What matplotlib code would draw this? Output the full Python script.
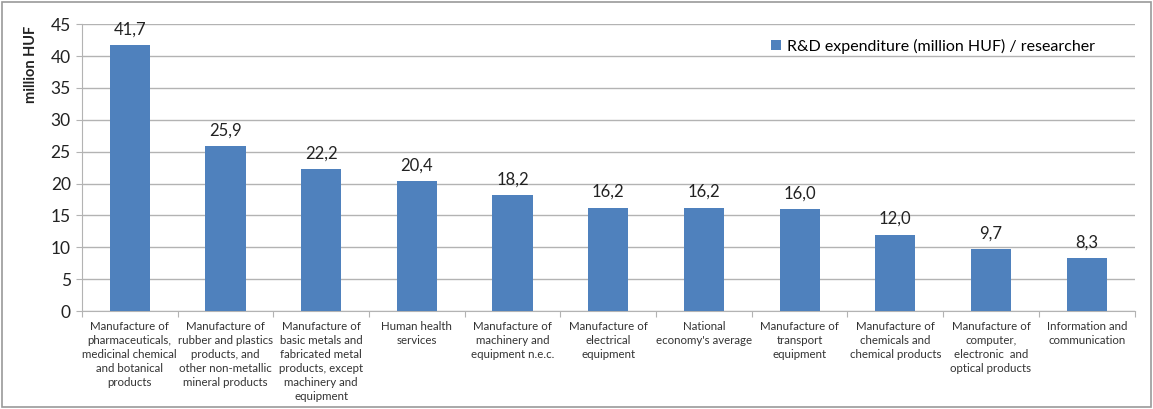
import matplotlib.pyplot as plt
from matplotlib.patches import Rectangle

plt.rcParams['font.family'] = ['Lato', 'DejaVu Sans']

categories = [
    "Manufacture of\npharmaceuticals,\nmedicinal chemical\nand botanical\nproducts",
    "Manufacture of\nrubber and plastics\nproducts, and\nother non-metallic\nmineral products",
    "Manufacture of\nbasic metals and\nfabricated metal\nproducts, except\nmachinery and\nequipment",
    "Human health\nservices",
    "Manufacture of\nmachinery and\nequipment n.e.c.",
    "Manufacture of\nelectrical\nequipment",
    "National\neconomy's average",
    "Manufacture of\ntransport\nequipment",
    "Manufacture of\nchemicals and\nchemical products",
    "Manufacture of\ncomputer,\nelectronic  and\noptical products",
    "Information and\ncommunication",
]
values = [41.7, 25.9, 22.2, 20.4, 18.2, 16.2, 16.2, 16.0, 12.0, 9.7, 8.3]
yticks = [0, 5, 10, 15, 20, 25, 30, 35, 40, 45]
series_name = "R&D expenditure (million HUF) / researcher"

bar_color = '#4f81bd'
grid_color = '#b3b3b3'

fig = plt.figure(figsize=(11.53, 4.09), dpi=100)
ax = fig.add_axes([0.071, 0.2396, 0.913, 0.7014])

x = range(len(values))
ax.bar(x, values, width=0.42, color=bar_color, label=series_name, zorder=3)

for xi, v in zip(x, values):
    ax.text(xi, v + 1.2, f"{v:.1f}".replace('.', ','), ha='center', va='bottom',
            fontsize=12, color='#222222')

ax.set_xlim(-0.5, len(values) - 0.5)
ax.set_ylim(0, 45)
ax.set_yticks(yticks)
ax.set_yticklabels([str(t) for t in yticks], fontsize=12.5, color='#222222')
ax.yaxis.grid(True, color=grid_color, linewidth=1)
ax.set_axisbelow(True)
ax.tick_params(axis='y', length=4, color=grid_color, pad=4)

ax.set_xticks([i + 0.5 for i in range(-1, len(values))])
ax.set_xticklabels([])
ax.tick_params(axis='x', length=4, color=grid_color)
for xi, lab in zip(x, categories):
    ax.text(xi, -1.5, lab, ha='center', va='top', fontsize=8.3, color='#333333',
            linespacing=1.35, transform=ax.transData)

for s in ['top', 'right']:
    ax.spines[s].set_visible(False)
ax.spines['left'].set_color(grid_color)
ax.spines['bottom'].set_color(grid_color)

ax.set_ylabel('million HUF', fontsize=10.5, fontweight='bold', color='#222222', loc='top')
ax.yaxis.set_label_coords(-0.042, 0.995)

leg = ax.legend(loc='upper right', bbox_to_anchor=(0.976, 1.0), frameon=False,
                fontsize=11.5, handlelength=0.6, handleheight=0.6, handletextpad=0.4)

fig.patches.append(Rectangle((0.002, 0.004), 0.996, 0.99, transform=fig.transFigure,
                             fill=False, edgecolor='#9a9a9a', linewidth=1.2))

fig.savefig('out.png', dpi=100)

-------------------------

OBJECTIVE: Skip the images and write out the rest of the listing exactly.

EXERCISE RESULT:
What matplotlib code would draw this? Output the full Python script.
import matplotlib.pyplot as plt
from matplotlib.patches import Rectangle

plt.rcParams['font.family'] = ['Lato', 'DejaVu Sans']

categories = [
    "Manufacture of\npharmaceuticals,\nmedicinal chemical\nand botanical\nproducts",
    "Manufacture of\nrubber and plastics\nproducts, and\nother non-metallic\nmineral products",
    "Manufacture of\nbasic metals and\nfabricated metal\nproducts, except\nmachinery and\nequipment",
    "Human health\nservices",
    "Manufacture of\nmachinery and\nequipment n.e.c.",
    "Manufacture of\nelectrical\nequipment",
    "National\neconomy's average",
    "Manufacture of\ntransport\nequipment",
    "Manufacture of\nchemicals and\nchemical products",
    "Manufacture of\ncomputer,\nelectronic  and\noptical products",
    "Information and\ncommunication",
]
values = [41.7, 25.9, 22.2, 20.4, 18.2, 16.2, 16.2, 16.0, 12.0, 9.7, 8.3]
yticks = [0, 5, 10, 15, 20, 25, 30, 35, 40, 45]
series_name = "R&D expenditure (million HUF) / researcher"

bar_color = '#4f81bd'
grid_color = '#b3b3b3'

fig = plt.figure(figsize=(11.53, 4.09), dpi=100)
ax = fig.add_axes([0.071, 0.2396, 0.913, 0.7014])

x = range(len(values))
ax.bar(x, values, width=0.42, color=bar_color, label=series_name, zorder=3)

for xi, v in zip(x, values):
    ax.text(xi, v + 1.2, f"{v:.1f}".replace('.', ','), ha='center', va='bottom',
            fontsize=12, color='#222222')

ax.set_xlim(-0.5, len(values) - 0.5)
ax.set_ylim(0, 45)
ax.set_yticks(yticks)
ax.set_yticklabels([str(t) for t in yticks], fontsize=12.5, color='#222222')
ax.yaxis.grid(True, color=grid_color, linewidth=1)
ax.set_axisbelow(True)
ax.tick_params(axis='y', length=4, color=grid_color, pad=4)

ax.set_xticks([i + 0.5 for i in range(-1, len(values))])
ax.set_xticklabels([])
ax.tick_params(axis='x', length=4, color=grid_color)
for xi, lab in zip(x, categories):
    ax.text(xi, -1.5, lab, ha='center', va='top', fontsize=8.3, color='#333333',
            linespacing=1.35, transform=ax.transData)

for s in ['top', 'right']:
    ax.spines[s].set_visible(False)
ax.spines['left'].set_color(grid_color)
ax.spines['bottom'].set_color(grid_color)

ax.set_ylabel('million HUF', fontsize=10.5, fontweight='bold', color='#222222', loc='top')
ax.yaxis.set_label_coords(-0.042, 0.995)

leg = ax.legend(loc='upper right', bbox_to_anchor=(0.976, 1.0), frameon=False,
                fontsize=11.5, handlelength=0.6, handleheight=0.6, handletextpad=0.4)

fig.patches.append(Rectangle((0.002, 0.004), 0.996, 0.99, transform=fig.transFigure,
                             fill=False, edgecolor='#9a9a9a', linewidth=1.2))

fig.savefig('out.png', dpi=100)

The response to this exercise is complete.